Al momento, il Pnrr, che prevede uno stanziamento complessivo di circa 31 miliardi di euro per Istruzione e ricerca, investe 960 milioni per l’estensione del tempo pieno a scuola. 600 milioni in particolare sono dedicati alla costruzione di nuove mense o alla riqualificazione di quelle esistenti, con l’obiettivo di mille locali e spazi nuovi o riqualificati da destinare a mense. Complessivamente, sono stati finanziati 1.052 interventi. Per il 52% si tratta di nuove costruzioni di mense, il 27% riguarda interventi di riqualificazione, riconversione e messa in sicurezza e il restante 21% riguarda la demolizione, ricostruzione e ampliamento di strutture esistenti.
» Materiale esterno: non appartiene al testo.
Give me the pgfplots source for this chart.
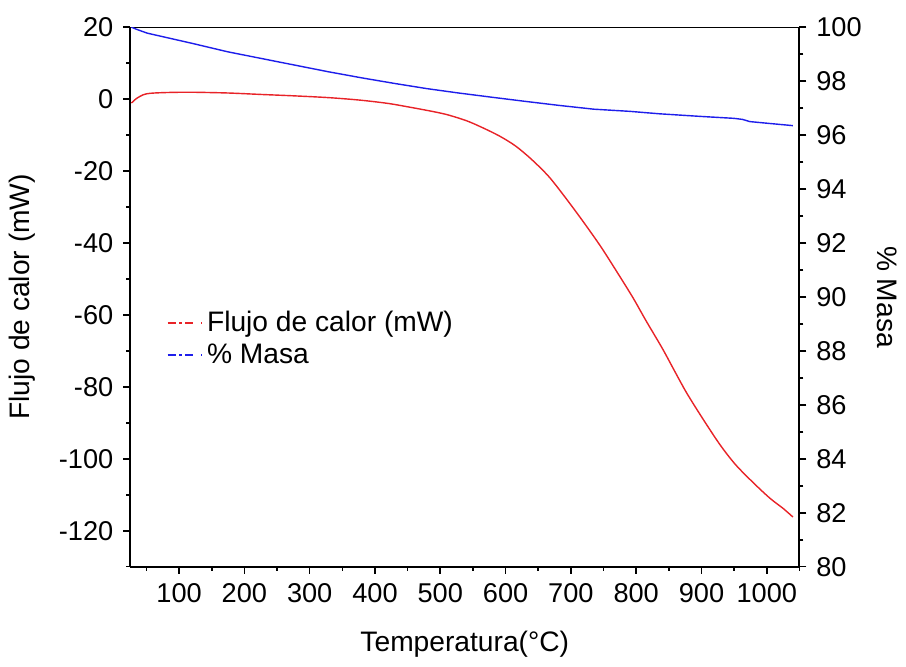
\documentclass[border=0pt]{standalone}
\usepackage{pgfplots}
\pgfplotsset{compat=1.18}
\usepackage{fontspec}
\setmainfont{Liberation Sans}
\definecolor{myred}{RGB}{232,35,40}
\definecolor{myblue}{RGB}{30,30,235}
\begin{document}
\fontsize{14}{16.8}\selectfont
\begin{tikzpicture}
\pgfplotsset{
  common/.style={
    width=332.5pt, height=268pt, scale only axis,
    xmin=25, xmax=1050,
    tick align=outside,
    major tick length=3.5pt, minor tick length=2pt,
    every tick/.style={black, line width=0.8pt},
    axis line style={line width=1pt},
    /pgf/number format/assume math mode=true,
    /pgf/number format/1000 sep={},
    tick label style={font=\fontsize{13.5}{16}\selectfont},
    label style={font=\fontsize{14}{16.8}\selectfont},
  }
}
\begin{axis}[common, name=ax,
  axis x line*=bottom, axis y line*=left,
  xtick={100,200,...,1000}, minor xtick={50,150,...,1050},
  ymin=-130, ymax=20,
  ytick={-120,-100,...,20}, minor ytick={-130,-110,...,10},
  xlabel={Temperatura(°C)},
  ylabel={Flujo de calor (mW)},
  xlabel style={yshift=-4.5pt},
  ylabel style={yshift=2pt},
  legend style={draw=none, fill=none, at={(0.045,0.49)}, anchor=north west,
    font=\fontsize{14}{16.8}\selectfont, row sep=0pt},
  legend cell align=left,
]
\draw[line width=1pt] (axis cs:25,20) -- (axis cs:1050,20);
\addplot[myred, line width=0.7pt, smooth, forget plot] coordinates {
(27,-1.1) (35,0.2) (45,1.2) (55,1.6) (75,1.8) (100,1.9) (125,1.9) (175,1.7) (225,1.3) (277,0.9)
(330,0.4) (378,-0.3) (420,-1.2) (455,-2.3) (490,-3.5) (512,-4.4) (540,-6.0) (563,-7.8)
(590,-10.2) (615,-13.0) (640,-16.8) (666,-21.5) (690,-27.0) (717,-33.6) (745,-40.8)
(769,-47.6) (795,-55.2) (815,-61.6) (840,-69.3) (860,-76.0) (877,-81.6) (900,-88.3)
(928,-96.0) (952,-101.6) (979,-106.6) (1005,-111.0) (1025,-113.8) (1040,-116.2)
};
\addlegendimage{draw=myred, line width=1pt, dash pattern=on 4pt off 1.8pt on 1.2pt off 1.8pt on 4pt}
\addlegendentry{Flujo de calor (mW)}
\addlegendimage{draw=myblue, line width=1pt, dash pattern=on 4pt off 1.8pt on 1.2pt off 1.8pt on 4pt}
\addlegendentry{\% Masa}
\end{axis}
\begin{axis}[common,
  axis x line=none, axis y line*=right,
  ymin=80, ymax=100,
  ytick={80,82,...,100}, minor ytick={81,83,...,99},
  ylabel={\% Masa},
  ylabel style={rotate=180, yshift=-2pt},
]
\addplot[myblue, line width=0.7pt] coordinates {
(27,100.0) (35,99.92) (51,99.78) (80,99.62) (120,99.40) (174,99.09) (230,98.82) (280,98.58)
(328,98.35) (380,98.12) (431,97.91) (480,97.72) (528,97.56) (580,97.40) (630,97.25)
(682,97.10) (735,96.96) (790,96.88) (835,96.79) (900,96.69) (950,96.62) (963,96.58)
(974,96.50) (1000,96.44) (1040,96.35)
};
\end{axis}
\path ([yshift=13.5pt]ax.north);
\end{tikzpicture}
\end{document}
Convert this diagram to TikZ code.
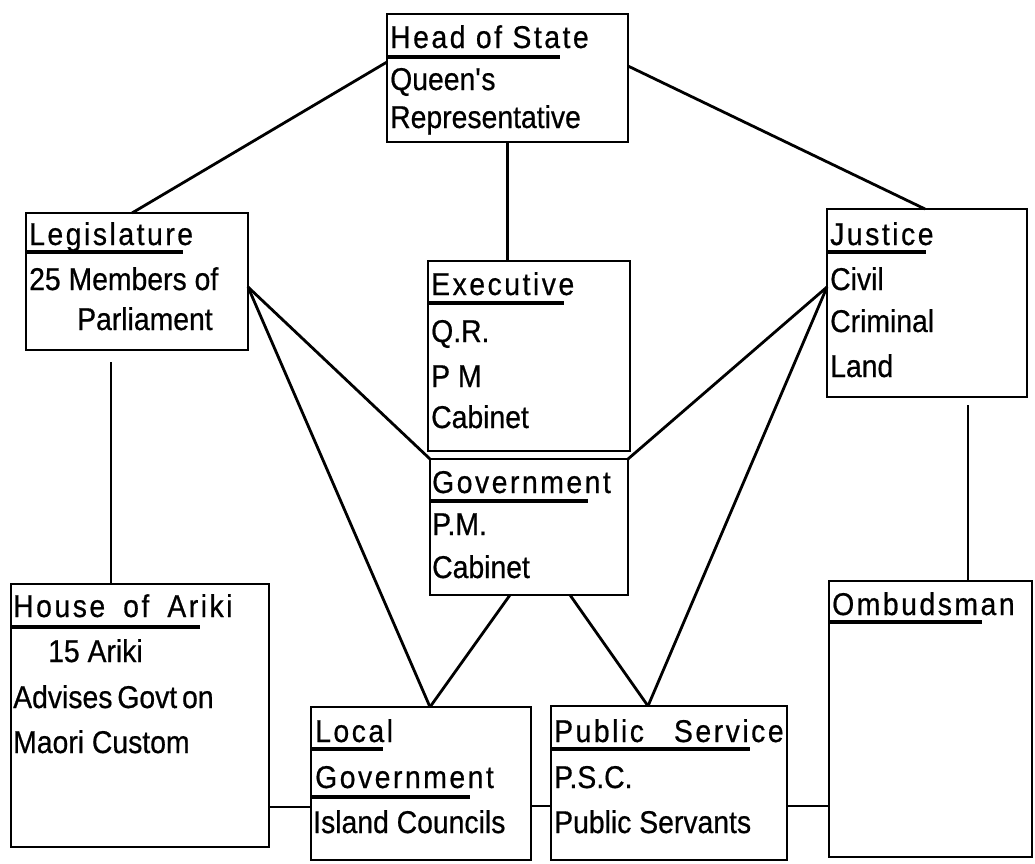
\documentclass[tikz,border=0pt]{standalone}
\usepackage{fontspec}
\setmainfont{Liberation Sans}[FakeStretch=0.9,FakeBold=0.6]
\newfontfamily\titlefam{Liberation Sans}[FakeStretch=0.9,FakeBold=0.6,LetterSpace=8]
\usetikzlibrary{calc}
\tikzset{
  box/.style={draw, line width=2.8pt, anchor=north west, inner sep=0pt, outer sep=0pt},
  txt/.style={anchor=base west, inner sep=0pt, font=\fontsize{31.5}{36}\selectfont},
  ttl/.style={anchor=base west, inner sep=0pt, font=\fontsize{31.5}{36}\selectfont\titlefam},
  link/.style={line width=2.8pt},
  uline/.style={line width=3.2pt},
}
\begin{document}
\begin{tikzpicture}[x=1pt,y=-1pt]
\useasboundingbox (0,0) rectangle (1035,863);
% boxes
\node[box, minimum width=241pt, minimum height=128pt] (head) at (387,14) {};
\node[box, minimum width=222pt, minimum height=137pt] (leg) at (26,213) {};
\node[box, minimum width=202pt, minimum height=190pt] (exec) at (428,261) {};
\node[box, minimum width=198pt, minimum height=136pt] (gov) at (430,459) {};
\node[box, minimum width=200pt, minimum height=188pt] (just) at (827,209) {};
\node[box, minimum width=258pt, minimum height=263pt] (ariki) at (11,584) {};
\node[box, minimum width=220pt, minimum height=153pt] (local) at (311,707) {};
\node[box, minimum width=236pt, minimum height=154pt] (psvc) at (551,706) {};
\node[box, minimum width=203pt, minimum height=276pt] (omb) at (829,581) {};
% texts
\node[ttl] (headT) at (390,48) {Head of State};
\node[txt] (head1) at (390,90) {Queen\textquotesingle s};
\node[txt] (head2) at (390,128) {Representative};
\node[ttl] (legT) at (29,245) {Legislature};
\node[txt] (leg1) at (29,290) {25 Members of};
\node[txt] (leg2) at (77,330) {Parliament};
\node[ttl] (execT) at (431,295) {Executive};
\node[txt] (exec1) at (431,342) {Q.R.};
\node[txt] (exec2) at (431,387) {P M};
\node[txt] (exec3) at (431,428) {Cabinet};
\node[ttl] (govT) at (432,493) {Government};
\node[txt] (gov1) at (432,535) {P.M.};
\node[txt] (gov2) at (432,578) {Cabinet};
\node[ttl] (justT) at (830,245) {Justice};
\node[txt] (just1) at (830,290) {Civil};
\node[txt] (just2) at (830,332) {Criminal};
\node[txt] (just3) at (830,377) {Land};
\node[ttl] (arikiT) at (13,617) {House\hspace{18pt}of\hspace{18pt}Ariki};
\node[txt] (ariki1) at (48,662) {15 Ariki};
\node[txt] (ariki2) at (13,708) {Advises\hspace{-3pt} Govt\hspace{-3pt} on};
\node[txt] (ariki3) at (13,753) {Maori Custom};
\node[ttl] (localT1) at (315,742) {Local};
\node[ttl] (localT2) at (315,788) {Government};
\node[txt] (local1) at (313,833) {Island Councils};
\node[ttl] (psvcT) at (554,742) {Public\hspace{30pt}Service};
\node[txt] (psvc1) at (554,788) {P.S.C.};
\node[txt] (psvc2) at (554,833) {Public Servants};
\node[ttl] (ombT) at (832,615) {Ombudsman};
% underlines
\draw[uline] ([yshift=-43pt]head.north west) -- ++(173,0);
\draw[uline] ([yshift=-39pt]leg.north west) -- ++(157,0);
\draw[uline] ([yshift=-42pt]exec.north west) -- ++(136,0);
\draw[uline] ([yshift=-42pt]gov.north west) -- ++(158,0);
\draw[uline] ([yshift=-43pt]just.north west) -- ++(99,0);
\draw[uline] ([yshift=-43pt]ariki.north west) -- ++(189,0);
\draw[uline] ([yshift=-42pt]local.north west) -- ++(72,0);
\draw[uline] ([yshift=-90pt]local.north west) -- ++(159,0);
\draw[uline] ([yshift=-43pt]psvc.north west) -- ++(199,0);
\draw[uline] ([yshift=-41pt]omb.north west) -- ++(153,0);
% connectors
\draw[link] ([yshift=-48pt]head.north west) -- ([xshift=106pt]leg.north west);
\draw[link] ([yshift=-52pt]head.north east) -- ([xshift=98pt]just.north west);
\draw[link] (head.south) -- (head.south |- exec.north);
\draw[link] ([yshift=-74pt]leg.north east) -- (gov.north west);
\draw[link] ([yshift=-74pt]leg.north east) -- ([xshift=119pt]local.north west);
\draw[link] ([yshift=-78pt]just.north west) -- (gov.north east);
\draw[link] ([yshift=-78pt]just.north west) -- ([xshift=97pt]psvc.north west);
\draw[link] ([xshift=80pt]gov.south west) -- ([xshift=119pt]local.north west);
\draw[link] ([xshift=140pt]gov.south west) -- ([xshift=97pt]psvc.north west);
\draw[link] ([xshift=100pt]ariki.north west) -- ([xshift=85pt,yshift=-12pt]leg.south west);
\draw[link] ([xshift=139pt]omb.north west) -- ([xshift=141pt,yshift=-8pt]just.south west);
\draw[link] ([yshift=-223pt]ariki.north east) -- ([yshift=-100pt]local.north west);
\draw[link] ([yshift=-99pt]local.north east) -- ([yshift=-100pt]psvc.north west);
\draw[link] ([yshift=-100pt]psvc.north east) -- ([yshift=-225pt]omb.north west);
\end{tikzpicture}
\end{document}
Il 50% degli interventi finanziati è localizzato nel Mezzogiorno, a cui è andato il 41% circa dei quasi 455 milioni di euro stanziati per i progetti ammessi. «Tuttavia, non è possibile stimare quanti saranno i bambini e le bambine a poter beneficiare di questo investimento, visti anche i costi che i Comuni e le famiglie devono sostenere perché i minori possano usufruirne».
In concreto, Save the Children chiede, come primo passo, di istituire un “Fondo di contrasto alla povertà alimentare a scuola”, con una dotazione di 2 milioni di euro per il 2024, 2,5 milioni per il 2025 e 3 milioni a partire dal 2026, da destinare ai Comuni che utilizzano una quota di bilancio per consentire l’accesso alla mensa agli studenti della scuola primaria appartenenti a famiglie che, a causa di condizioni oggettive di impoverimento, non riescono a provvedere al pagamento delle rette; aumentare le risorse destinate al Fondo di solidarietà comunale di 45 milioni di euro per il 2024 (per garantire, tenuto conto dell’inflazione stimata, l’accesso gratuito all’1,7% della popolazione scolastica delle scuole primarie), 107 milioni nel 2025 (accesso gratuito per il 4% della popolazione scolastica delle scuole primarie), 219 milioni nel 2026 (accesso gratuito per l’8% della popolazione scolastica delle scuole primarie) e progressivamente ogni anno fino a raggiungere la cifra di 1,48 miliardi nel 2030 (per garantire l’accesso gratuito al 50% degli alunni delle scuole primarie). Infine, l’organizzazione ritiene necessario garantire soglie di esenzione, tariffe minime e massime uniformi su tutto il territorio nazionale da applicare a tutte le famiglie – residenti e non – secondo il principio di contribuzione progressiva sulla base dell’Isee.